The Board’s errors also did not affect its ultimate determination—that there was no CUE
in the September 1974 RO decision denying service connection for an acquired psychiatric
disorder—because, even if it had not made those errors, the Court concludes that the Board would
not have found CUE in the September 1974 RO decision. The presumptions of soundness and
service incurrence relieve a claimant of providing evidence that satisfies the second—or inservice—
prong of service connection; the presumptions do not relieve a claimant of providing
evidence of the third—or linkage—prong of service connection.8 See Holton, 557 F.3d at 1367;
Dye, 504 F.3d at 1292; Shedden, 381 F.3d at 1367; Horn, 25 Vet.App. at 236. Mr. Simmons argues
that the June 1974 private medical opinion provides that linkage. Appellant’s Br. at 10; see
Appellant’s Supp. Br. at 12. The June 1974 private medical opinion indicated that Mr. Simmons’s
then-current (non-service-connected) inflammatory or rheumatoid arthritis began during service,
manifesting itself in service as depression. Despite Mr. Simmons’s assertions to the contrary, the
8 The parties agree that, in 1974, Mr. Simmons had evidence sufficient to satisfy the first prong of service
connection—a current disability.
20
private physician did not provide an opinion linking his then-current acquired psychiatric disorder
to his in-service diagnoses of depressive reaction and situational depression or to any symptoms
of mental depression.
And, even assuming that the opinion was favorable linkage evidence, the record before the
RO in September 1974 also included the August 1974 VA examiner’s opinion that Mr. Simmons’s
acquired psychiatric disability was secondary to a non-service-connected arthritic condition. R. at
1457. Therefore, despite his arguments, the Court cannot agree with Mr. Simmons that “[h]ad the
presumption[s] been afforded[,] based on the evidence of nexus in the record, an award of service
compensation would have been required.” Appellant’s Supp. Br. at 12.

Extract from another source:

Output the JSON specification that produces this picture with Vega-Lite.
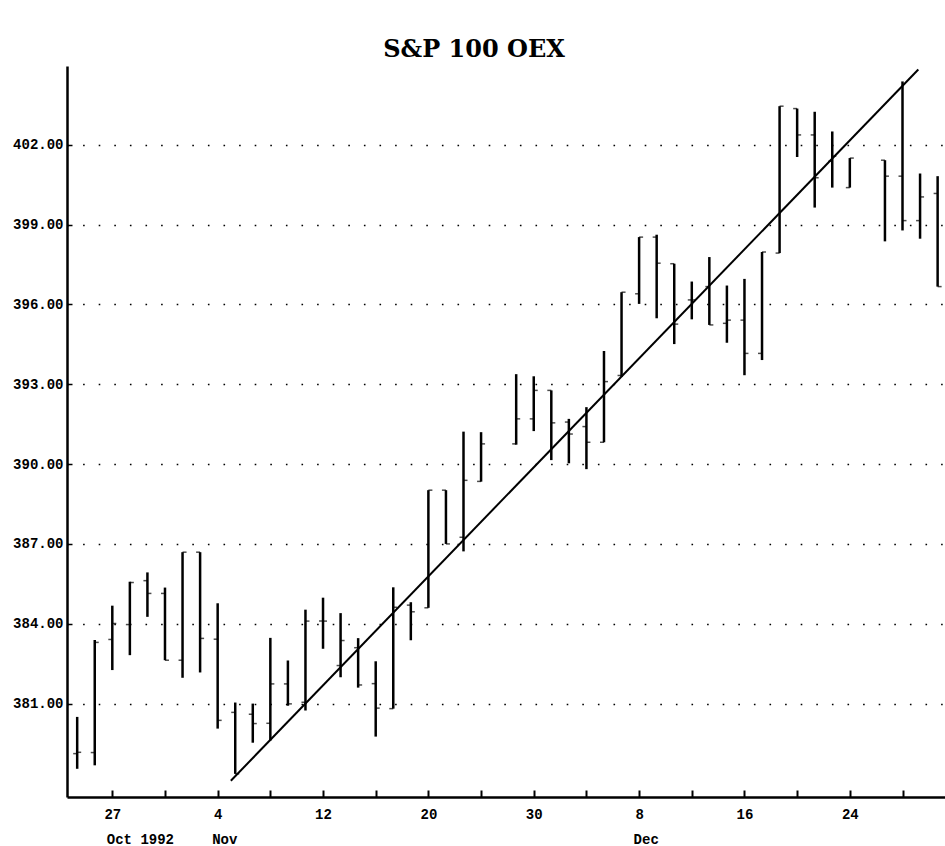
{
  "$schema": "https://vega.github.io/schema/vega-lite/v6.json",
  "autosize": "none",
  "padding": {"left": 67, "top": 66, "right": 0, "bottom": 49},
  "width": 878,
  "height": 731,
  "background": "white",
  "title": {
    "text": "S&P 100 OEX",
    "font": "DejaVu Serif",
    "fontSize": 24,
    "fontWeight": "bold",
    "color": "black",
    "anchor": "middle",
    "dx": -32,
    "dy": 25,
    "baseline": "alphabetic",
    "offset": 9
  },
  "config": {
    "view": {"stroke": null},
    "axis": {
      "labelFont": "Liberation Mono",
      "labelFontWeight": "bold",
      "labelFontSize": 14,
      "labelColor": "black",
      "domainColor": "black",
      "tickColor": "black"
    }
  },
  "data": {
    "values": [
      {"d": 0, "date": "1992-10-23", "o": 379.12, "h": 380.5, "l": 378.55, "c": 379.17},
      {"d": 1, "date": "1992-10-26", "o": 379.16, "h": 383.39, "l": 378.68, "c": 383.3},
      {"d": 2, "date": "1992-10-27", "o": 383.41, "h": 384.68, "l": 382.26, "c": 384.01},
      {"d": 3, "date": "1992-10-28", "o": 383.97, "h": 385.58, "l": 382.82, "c": 385.55},
      {"d": 4, "date": "1992-10-29", "o": 385.62, "h": 385.93, "l": 384.26, "c": 385.14},
      {"d": 5, "date": "1992-10-30", "o": 385.14, "h": 385.36, "l": 382.63, "c": 382.63},
      {"d": 6, "date": "1992-11-02", "o": 382.63, "h": 386.69, "l": 381.97, "c": 386.69},
      {"d": 7, "date": "1992-11-03", "o": 386.69, "h": 386.69, "l": 382.17, "c": 383.45},
      {"d": 8, "date": "1992-11-04", "o": 383.42, "h": 384.77, "l": 380.06, "c": 380.37},
      {"d": 9, "date": "1992-11-05", "o": 380.67, "h": 381.04, "l": 378.36, "c": 378.36},
      {"d": 10, "date": "1992-11-06", "o": 380.6, "h": 381.0, "l": 379.53, "c": 380.25},
      {"d": 11, "date": "1992-11-09", "o": 380.26, "h": 383.47, "l": 379.61, "c": 381.74},
      {"d": 12, "date": "1992-11-10", "o": 381.74, "h": 382.62, "l": 380.92, "c": 380.99},
      {"d": 13, "date": "1992-11-11", "o": 381.05, "h": 384.53, "l": 380.74, "c": 384.1},
      {"d": 14, "date": "1992-11-12", "o": 384.1, "h": 384.98, "l": 383.06, "c": 384.1},
      {"d": 15, "date": "1992-11-13", "o": 382.43, "h": 384.4, "l": 381.99, "c": 383.37},
      {"d": 16, "date": "1992-11-16", "o": 383.1, "h": 383.46, "l": 381.6, "c": 381.7},
      {"d": 17, "date": "1992-11-17", "o": 381.75, "h": 382.59, "l": 379.76, "c": 380.83},
      {"d": 18, "date": "1992-11-18", "o": 380.81, "h": 385.37, "l": 380.81, "c": 384.62},
      {"d": 19, "date": "1992-11-19", "o": 384.7, "h": 384.81, "l": 383.38, "c": 384.45},
      {"d": 20, "date": "1992-11-20", "o": 384.6, "h": 389.02, "l": 384.6, "c": 389.02},
      {"d": 21, "date": "1992-11-23", "o": 389.02, "h": 389.02, "l": 387.0, "c": 387.0},
      {"d": 22, "date": "1992-11-24", "o": 387.25, "h": 391.22, "l": 386.72, "c": 389.39},
      {"d": 23, "date": "1992-11-25", "o": 389.35, "h": 391.2, "l": 389.34, "c": 390.76},
      {"d": 25, "date": "1992-11-27", "o": 390.76, "h": 393.38, "l": 390.73, "c": 391.7},
      {"d": 26, "date": "1992-11-30", "o": 391.7, "h": 393.3, "l": 391.24, "c": 392.77},
      {"d": 27, "date": "1992-12-01", "o": 392.77, "h": 392.77, "l": 390.15, "c": 391.55},
      {"d": 28, "date": "1992-12-02", "o": 391.58, "h": 391.7, "l": 390.03, "c": 391.13},
      {"d": 29, "date": "1992-12-03", "o": 391.41, "h": 392.14, "l": 389.81, "c": 390.82},
      {"d": 30, "date": "1992-12-04", "o": 390.82, "h": 394.25, "l": 390.82, "c": 393.1},
      {"d": 31, "date": "1992-12-07", "o": 393.33, "h": 396.46, "l": 393.28, "c": 396.46},
      {"d": 32, "date": "1992-12-08", "o": 396.4, "h": 398.53, "l": 396.02, "c": 398.53},
      {"d": 33, "date": "1992-12-09", "o": 398.53, "h": 398.62, "l": 395.48, "c": 397.55},
      {"d": 34, "date": "1992-12-10", "o": 397.53, "h": 397.53, "l": 394.51, "c": 395.26},
      {"d": 35, "date": "1992-12-11", "o": 396.17, "h": 396.86, "l": 395.44, "c": 396.17},
      {"d": 36, "date": "1992-12-14", "o": 396.67, "h": 397.78, "l": 395.23, "c": 395.23},
      {"d": 37, "date": "1992-12-15", "o": 395.29, "h": 396.71, "l": 394.56, "c": 395.41},
      {"d": 38, "date": "1992-12-16", "o": 395.41, "h": 396.96, "l": 393.34, "c": 394.16},
      {"d": 39, "date": "1992-12-17", "o": 394.16, "h": 397.97, "l": 393.91, "c": 397.97},
      {"d": 40, "date": "1992-12-18", "o": 397.93, "h": 403.45, "l": 397.93, "c": 403.45},
      {"d": 41, "date": "1992-12-21", "o": 403.36, "h": 403.36, "l": 401.54, "c": 402.37},
      {"d": 42, "date": "1992-12-22", "o": 402.37, "h": 403.24, "l": 399.64, "c": 400.76},
      {"d": 43, "date": "1992-12-23", "o": 401.38, "h": 402.5, "l": 400.39, "c": 401.57},
      {"d": 44, "date": "1992-12-24", "o": 400.39, "h": 401.5, "l": 400.39, "c": 401.5},
      {"d": 46, "date": "1992-12-28", "o": 401.42, "h": 401.42, "l": 398.37, "c": 400.82},
      {"d": 47, "date": "1992-12-29", "o": 400.82, "h": 404.38, "l": 398.78, "c": 399.15},
      {"d": 48, "date": "1992-12-30", "o": 399.15, "h": 400.92, "l": 398.47, "c": 400.04},
      {"d": 49, "date": "1992-12-31", "o": 400.17, "h": 400.82, "l": 396.67, "c": 396.67}
    ]
  },
  "layer": [
    {
      "mark": {"type": "rule", "color": "black", "strokeWidth": 2.5},
      "encoding": {
        "x": {
          "field": "d", "type": "quantitative",
          "scale": {"domain": [-0.58, 49.42], "nice": false, "zero": false},
          "axis": {
            "orient": "bottom",
            "title": null,
            "values": [2, 5, 8, 11, 14, 17, 20, 23, 26, 29, 32, 35, 38, 41, 44, 47],
            "labelExpr": "datum.value==2?'27':datum.value==8?'4':datum.value==14?'12':datum.value==20?'20':datum.value==26?'30':datum.value==32?'8':datum.value==38?'16':datum.value==44?'24':''",
            "grid": false,
            "domainWidth": 2.5,
            "tickSize": -7,
            "tickWidth": 2,
            "labelPadding": 17,
            "labelFlush": false,
            "labelOverlap": false
          }
        },
        "y": {
          "field": "l", "type": "quantitative",
          "scale": {"domain": [377.49, 404.96], "nice": false, "zero": false},
          "axis": {
            "title": null,
            "values": [381, 384, 387, 390, 393, 396, 399, 402],
            "format": ".2f",
            "grid": true,
            "gridColor": "black",
            "gridDash": [1.6, 14],
            "gridWidth": 1.6,
            "domainWidth": 2.5,
            "tickSize": -5,
            "tickWidth": 1.5,
            "labelPadding": 9,
            "labelFlush": false,
            "labelOverlap": false
          }
        },
        "y2": {"field": "h"}
      }
    },
    {
      "mark": {"type": "tick", "orient": "horizontal", "color": "black", "size": 4, "thickness": 1.5, "xOffset": -2},
      "encoding": {
        "x": {"field": "d", "type": "quantitative", "scale": {"domain": [-0.58, 49.42], "nice": false, "zero": false}, "axis": null},
        "y": {"field": "o", "type": "quantitative", "scale": {"domain": [377.49, 404.96], "nice": false, "zero": false}}
      }
    },
    {
      "mark": {"type": "tick", "orient": "horizontal", "color": "black", "size": 4, "thickness": 1.5, "xOffset": 2},
      "encoding": {
        "x": {"field": "d", "type": "quantitative", "scale": {"domain": [-0.58, 49.42], "nice": false, "zero": false}, "axis": null},
        "y": {"field": "c", "type": "quantitative", "scale": {"domain": [377.49, 404.96], "nice": false, "zero": false}}
      }
    },
    {
      "data": {"values": [{"d": 8.75, "v": 378.1}, {"d": 47.9, "v": 404.83}]},
      "mark": {"type": "line", "color": "black", "strokeWidth": 2},
      "encoding": {
        "x": {
          "field": "d", "type": "quantitative",
          "scale": {"domain": [-0.58, 49.42], "nice": false, "zero": false},
          "axis": {
            "orient": "bottom",
            "title": null,
            "values": [2, 8, 32],
            "labelExpr": "datum.value==2?'Oct 1992':datum.value==8?'Nov':'Dec'",
            "labelAlign": "left",
            "labelOffset": -6,
            "labelPadding": 35,
            "domain": false,
            "ticks": false,
            "grid": false,
            "labelFlush": false,
            "labelOverlap": false
          }
        },
        "y": {"field": "v", "type": "quantitative", "scale": {"domain": [377.49, 404.96], "nice": false, "zero": false}}
      }
    }
  ],
  "resolve": {"axis": {"x": "independent"}}
}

Finally, the Court notes that, during oral argument, Mr. Simmons argued that, had VA
properly applied the statutory presumptions, it would have triggered additional duties to develop
the record for additional evidence. See Oral Argument at 15:48-19:57. To the extent that he is
suggesting correction of the Board’s error would trigger the Board to develop additional evidence,
the Board’s adjudication of CUE motions must be made on the evidence that existed at the time of
the original decision. See Pierce v. Principi, 240 F.3d 1348, 1354 (Fed. Cir. 2001); Caffrey v.

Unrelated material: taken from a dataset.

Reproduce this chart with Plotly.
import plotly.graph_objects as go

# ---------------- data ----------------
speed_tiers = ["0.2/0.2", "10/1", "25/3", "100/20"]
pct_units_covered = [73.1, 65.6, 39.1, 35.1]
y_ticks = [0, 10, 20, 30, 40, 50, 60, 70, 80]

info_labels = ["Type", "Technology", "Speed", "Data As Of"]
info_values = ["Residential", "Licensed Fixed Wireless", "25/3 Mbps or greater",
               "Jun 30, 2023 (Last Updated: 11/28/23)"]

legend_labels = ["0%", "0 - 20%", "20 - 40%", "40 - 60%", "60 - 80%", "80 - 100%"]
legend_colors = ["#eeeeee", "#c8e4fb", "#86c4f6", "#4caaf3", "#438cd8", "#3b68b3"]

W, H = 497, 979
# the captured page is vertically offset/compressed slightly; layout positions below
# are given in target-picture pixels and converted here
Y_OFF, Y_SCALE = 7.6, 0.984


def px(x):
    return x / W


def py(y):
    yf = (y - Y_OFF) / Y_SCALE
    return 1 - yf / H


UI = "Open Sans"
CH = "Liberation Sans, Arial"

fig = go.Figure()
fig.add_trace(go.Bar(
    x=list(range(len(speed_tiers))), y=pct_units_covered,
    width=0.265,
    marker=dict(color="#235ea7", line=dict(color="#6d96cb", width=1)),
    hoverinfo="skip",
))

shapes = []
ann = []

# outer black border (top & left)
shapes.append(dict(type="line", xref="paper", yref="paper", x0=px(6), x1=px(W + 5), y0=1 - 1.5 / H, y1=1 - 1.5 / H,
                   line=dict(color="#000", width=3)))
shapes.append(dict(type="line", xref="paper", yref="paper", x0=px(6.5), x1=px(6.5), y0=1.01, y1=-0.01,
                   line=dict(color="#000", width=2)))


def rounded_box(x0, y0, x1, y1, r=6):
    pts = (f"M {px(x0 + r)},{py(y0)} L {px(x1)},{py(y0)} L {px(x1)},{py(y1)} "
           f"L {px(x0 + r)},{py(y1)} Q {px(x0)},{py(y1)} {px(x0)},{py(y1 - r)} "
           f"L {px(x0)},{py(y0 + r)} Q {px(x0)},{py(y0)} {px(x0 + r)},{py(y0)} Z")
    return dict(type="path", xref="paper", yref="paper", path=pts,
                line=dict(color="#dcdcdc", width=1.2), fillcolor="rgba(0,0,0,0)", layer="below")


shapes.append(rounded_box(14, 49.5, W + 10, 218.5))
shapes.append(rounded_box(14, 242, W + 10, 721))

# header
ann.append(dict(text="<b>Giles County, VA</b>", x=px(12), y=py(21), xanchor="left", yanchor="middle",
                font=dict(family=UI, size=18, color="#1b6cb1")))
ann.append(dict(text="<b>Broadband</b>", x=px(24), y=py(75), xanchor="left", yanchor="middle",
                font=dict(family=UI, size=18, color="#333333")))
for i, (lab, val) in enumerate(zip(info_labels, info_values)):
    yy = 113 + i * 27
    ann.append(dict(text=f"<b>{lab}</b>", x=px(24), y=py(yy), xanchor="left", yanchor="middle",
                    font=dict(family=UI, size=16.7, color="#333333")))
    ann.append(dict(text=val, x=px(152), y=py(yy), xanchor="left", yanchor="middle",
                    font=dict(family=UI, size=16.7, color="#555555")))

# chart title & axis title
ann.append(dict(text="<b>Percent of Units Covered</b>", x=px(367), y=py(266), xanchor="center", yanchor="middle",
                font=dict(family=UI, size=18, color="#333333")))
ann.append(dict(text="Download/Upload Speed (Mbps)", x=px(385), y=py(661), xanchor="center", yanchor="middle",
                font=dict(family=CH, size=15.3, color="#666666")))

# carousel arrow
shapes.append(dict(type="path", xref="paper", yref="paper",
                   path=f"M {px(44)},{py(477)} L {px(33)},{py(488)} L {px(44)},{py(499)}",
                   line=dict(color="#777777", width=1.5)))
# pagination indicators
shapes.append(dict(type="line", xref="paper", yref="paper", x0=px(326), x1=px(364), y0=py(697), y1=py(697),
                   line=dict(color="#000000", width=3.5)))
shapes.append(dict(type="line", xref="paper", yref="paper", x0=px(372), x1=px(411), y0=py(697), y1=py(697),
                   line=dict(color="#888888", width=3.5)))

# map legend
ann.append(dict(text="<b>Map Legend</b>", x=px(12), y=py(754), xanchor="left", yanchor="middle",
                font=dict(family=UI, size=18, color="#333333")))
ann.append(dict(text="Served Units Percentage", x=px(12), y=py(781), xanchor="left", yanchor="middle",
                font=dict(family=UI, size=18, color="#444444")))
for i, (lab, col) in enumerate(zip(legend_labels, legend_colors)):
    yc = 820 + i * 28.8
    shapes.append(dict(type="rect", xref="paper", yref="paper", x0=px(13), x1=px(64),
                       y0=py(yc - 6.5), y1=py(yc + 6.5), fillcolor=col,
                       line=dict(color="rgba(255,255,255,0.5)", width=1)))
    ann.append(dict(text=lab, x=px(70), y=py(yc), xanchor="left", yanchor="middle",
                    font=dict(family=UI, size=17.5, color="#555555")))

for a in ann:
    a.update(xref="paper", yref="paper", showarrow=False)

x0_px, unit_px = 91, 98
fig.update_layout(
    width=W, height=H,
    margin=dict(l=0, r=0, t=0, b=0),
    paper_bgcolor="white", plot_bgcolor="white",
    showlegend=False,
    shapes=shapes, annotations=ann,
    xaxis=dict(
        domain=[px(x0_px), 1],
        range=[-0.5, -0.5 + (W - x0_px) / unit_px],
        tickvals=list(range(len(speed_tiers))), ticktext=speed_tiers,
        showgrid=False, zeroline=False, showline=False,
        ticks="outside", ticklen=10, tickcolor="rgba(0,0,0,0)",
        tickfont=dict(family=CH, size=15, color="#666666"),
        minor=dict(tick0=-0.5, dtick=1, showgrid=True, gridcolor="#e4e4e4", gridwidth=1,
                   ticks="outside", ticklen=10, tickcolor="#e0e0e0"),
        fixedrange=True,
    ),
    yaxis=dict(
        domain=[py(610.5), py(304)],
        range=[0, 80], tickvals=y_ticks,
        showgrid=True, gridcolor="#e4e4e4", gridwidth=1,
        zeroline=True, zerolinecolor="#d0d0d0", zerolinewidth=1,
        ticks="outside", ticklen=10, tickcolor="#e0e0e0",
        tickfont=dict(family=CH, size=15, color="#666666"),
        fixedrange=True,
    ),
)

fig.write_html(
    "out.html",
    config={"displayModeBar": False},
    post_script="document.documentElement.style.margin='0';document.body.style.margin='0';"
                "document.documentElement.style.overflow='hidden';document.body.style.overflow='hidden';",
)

Brown, 6 Vet.App. 377, 383 (1994). Therefore, it is unclear what additional evidence the Board
would have been required to develop. To the extent that Mr. Simmons is suggesting that the
correction of any RO error in failing to apply the same statutory presumptions would have triggered
additional development by the RO in 1974, duty-to-assist errors can never rise to the level of CUE.

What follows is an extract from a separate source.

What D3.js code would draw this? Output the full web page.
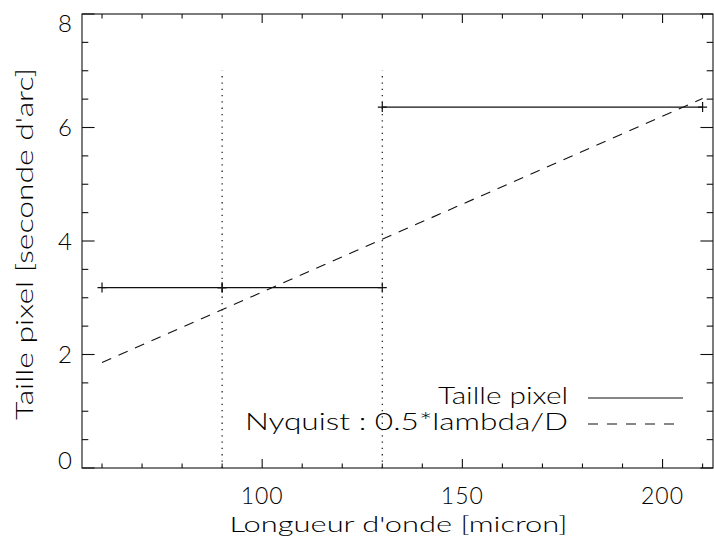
<!DOCTYPE html>
<html>
<head>
<meta charset="utf-8">
<script src="https://cdn.jsdelivr.net/npm/d3@7"></script>
<style>
  html, body { margin: 0; padding: 0; background: #fff; }
  svg { display: block; }
  text { font-family: Lato, "DejaVu Sans", sans-serif; font-weight: 300; fill: #000; }
</style>
</head>
<body>
<svg id="chart" width="714" height="545"></svg>
<script>
// ---- data ----
const pixelSegA_lambda = [60, 90];
const pixelSegA_size = [3.18, 3.18];
const pixelSegB_lambda = [90, 130];
const pixelSegB_size = [3.18, 3.18];
const pixelSegC_lambda = [130, 210];
const pixelSegC_size = [6.36, 6.36];
const nyquistLambda = [60, 210];
const nyquistValue = [1.86, 6.51];
const bandEdges = [90, 130];
const bandEdgeTop = 7;
const xTickLabels = [100, 150, 200];
const yTickLabels = [0, 2, 4, 6, 8];
const xTitle = "Longueur d'onde [micron]";
const yTitle = "Taille pixel [seconde d'arc]";
const legendLabels = ["Taille pixel", "Nyquist : 0.5*lambda/D"];

// ---- layout ----
const svg = d3.select("#chart");
const L = 82, R = 713, T = 14, B = 468;
const x = d3.scaleLinear().domain([55, 212.6]).range([L, R]);
const y = d3.scaleLinear().domain([0, 8]).range([B, T]);

const ink = "#111";
const g = svg.append("g");

// frame
g.append("rect").attr("x", L).attr("y", T).attr("width", R - L).attr("height", B - T)
  .attr("fill", "none").attr("stroke", ink).attr("stroke-width", 1.1);

// ticks
const xMajor = 9, yMajor = 12.6;
const xMinorVals = d3.range(60, 212, 10);
xMinorVals.forEach(v => {
  const major = v % 50 === 0;
  const len = major ? xMajor : xMajor / 2;
  g.append("line").attr("x1", x(v)).attr("x2", x(v)).attr("y1", B).attr("y2", B - len)
    .attr("stroke", ink).attr("stroke-width", 1.1);
  g.append("line").attr("x1", x(v)).attr("x2", x(v)).attr("y1", T).attr("y2", T + len)
    .attr("stroke", ink).attr("stroke-width", 1.1);
});
const yMinorVals = d3.range(0, 8.01, 0.5);
yMinorVals.forEach(v => {
  const major = Math.abs(v % 2) < 1e-9;
  const len = major ? yMajor : yMajor / 2;
  g.append("line").attr("x1", L).attr("x2", L + len).attr("y1", y(v)).attr("y2", y(v))
    .attr("stroke", ink).attr("stroke-width", 1.1);
  g.append("line").attr("x1", R).attr("x2", R - len).attr("y1", y(v)).attr("y2", y(v))
    .attr("stroke", ink).attr("stroke-width", 1.1);
});

// tick labels
g.selectAll(".xl").data(xTickLabels).enter().append("text")
  .attr("x", d => x(d)).attr("y", 504).attr("text-anchor", "middle")
  .attr("font-size", 23).attr("letter-spacing", 1).text(d => d);
g.selectAll(".yl").data(yTickLabels).enter().append("text")
  .attr("x", 72).attr("text-anchor", "end").attr("font-size", 24)
  .attr("y", (d, i) => {
    if (i === 0) return y(d) + 1;
    if (i === yTickLabels.length - 1) return y(d) + 18;
    return y(d) + 8.5;
  })
  .text(d => d);

// titles
g.append("text").attr("x", (L + R) / 2 + 1).attr("y", 532).attr("text-anchor", "middle")
  .attr("font-size", 22).attr("textLength", 338).attr("lengthAdjust", "spacingAndGlyphs")
  .text(xTitle);
g.append("text").attr("transform", "translate(33," + 244 + ") rotate(-90)")
  .attr("text-anchor", "middle").attr("font-size", 23)
  .attr("textLength", 352).attr("lengthAdjust", "spacingAndGlyphs")
  .text(yTitle);

// dotted band edges
bandEdges.forEach(v => {
  g.append("line").attr("x1", x(v)).attr("x2", x(v)).attr("y1", y(0)).attr("y2", y(bandEdgeTop))
    .attr("stroke", ink).attr("stroke-width", 1.2).attr("stroke-dasharray", "1.3,5");
});

// pixel size lines with + markers
const line = d3.line().x(d => x(d[0])).y(d => y(d[1]));
[[pixelSegA_lambda, pixelSegA_size], [pixelSegB_lambda, pixelSegB_size], [pixelSegC_lambda, pixelSegC_size]]
  .forEach(([lx, ly]) => {
    const pts = lx.map((v, i) => [v, ly[i]]);
    g.append("path").attr("d", line(pts)).attr("fill", "none").attr("stroke", ink).attr("stroke-width", 1.2);
    pts.forEach(p => {
      const cx = x(p[0]), cy = y(p[1]);
      g.append("path").attr("d", `M${cx - 4.5},${cy}H${cx + 4.5}M${cx},${cy - 5}V${cy + 5}`)
        .attr("stroke", ink).attr("stroke-width", 1.2);
    });
  });

// nyquist dashed
g.append("path").attr("d", line(nyquistLambda.map((v, i) => [v, nyquistValue[i]])))
  .attr("fill", "none").attr("stroke", ink).attr("stroke-width", 1.1).attr("stroke-dasharray", "10,8");

// legend
g.append("text").attr("x", 568).attr("y", 404).attr("text-anchor", "end").attr("font-size", 24)
  .attr("textLength", 130).attr("lengthAdjust", "spacingAndGlyphs").text(legendLabels[0]);
g.append("line").attr("x1", 588).attr("x2", 683).attr("y1", 398).attr("y2", 398)
  .attr("stroke", ink).attr("stroke-width", 1.2);
g.append("text").attr("x", 568).attr("y", 430).attr("text-anchor", "end").attr("font-size", 24)
  .attr("textLength", 323).attr("lengthAdjust", "spacingAndGlyphs").text(legendLabels[1]);
g.append("line").attr("x1", 588).attr("x2", 676).attr("y1", 424).attr("y2", 424)
  .attr("stroke", ink).attr("stroke-width", 1.1).attr("stroke-dasharray", "10,9");
</script>
</body>
</html>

Cook v. Principi, 318 F.3d 1334, 1346-47 (2002); Caffrey, 6 Vet.App. at 383-84.
In summary, although the Board erred in its analysis of whether the presumptions of
soundness and service incurrence applied in September 1974, its error neither affected a substantial
right that disrupted the fundamental fairness of the adjudication nor affected its ultimate
determination. Because, even with correction of its error with regard to sections 1111 and 105(a),
the Board could not have found CUE in the September 1974 RO decision, the Board’s error is
harmless. See, e.g., Sanders, 556 U.S. at 411-12; Vogan, 24 Vet.App. at 163. Therefore, this matter
will be affirmed.
IV. CONCLUSION
Upon consideration of the foregoing, the May 13, 2016, Board decision is AFFIRMED.